As Sundaram points out, just because someone has listed on their CV that they’ve worked with the SEO team at somewhere alluring like Google, it doesn’t actually mean they know the ins and outs of search engine optimization to the extent that’s required for a role.
“We are trying to make sure the test or the question is as relevant to the job as possible and that’s the reason that candidates love it too,” Sundaram says. “They see that it is really relevant to the role as opposed to writing and sending out the same cover letter, but having to spend 20 minutes tweaking it for every employer.”
It takes candidates longer, yet increases engagement
Even Sundaram admits that she’d intuitively assume that taking multiple skills-based tests would feel like more of a nuisance for candidates than simply blasting their CV at hundreds of roles. “But the data shows otherwise,” she says.
Applied has worked with over 700,000 applications and over half a million candidates, who Sundaram says have rated their satisfaction with the platform a solid nine out of 10.
“Every candidate who applies through us absolutely comes back and says, ‘I loved it because I was allowed to showcase myself—it was not just a piece of paper that I sent in a black hole and never heard back,’” she adds.
Plus, for candidates who are often overlooked, skills-based testing finally offers them a fair shot at bagging their dream job.
For example, Applied data reveals that the number of women hired into senior roles increases by almost 70% when candidates were asked role-specific questions.
Of the 2,260 candidates they hired into senior roles following a skills-based interview, 52% were women. This is a 68% increase on the global average, where women account for just 31% of senior positions.

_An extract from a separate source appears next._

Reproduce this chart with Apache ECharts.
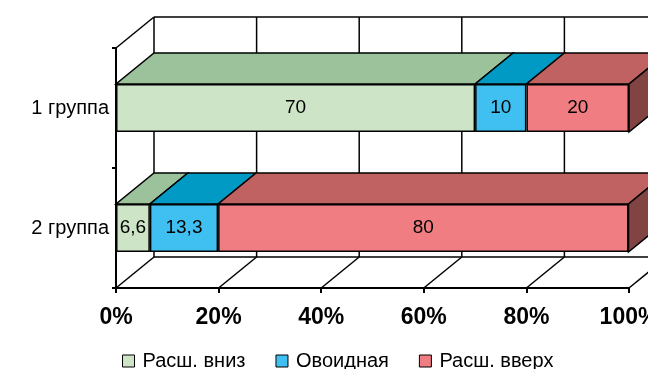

“So it is about equalizing the playing field making sure people have access to the workforce that would otherwise not be possible,” Sundaram insists.
Plus, the data was equally as advantageous for businesses’ bottom line.
Sundaram says that Applied closely monitors not only if the right person was matched for the role through retention rates, but also whether they are thriving in the job through promotion rates.
The churn rate for candidates who have been hired by Applied is 7%, compared to the U.K. average of 17%. Meanwhile, it usually takes a candidate around three years into a new job to be promoted, versus one year for Applied candidates.
According to Sundaram: “The proof is in the pudding.”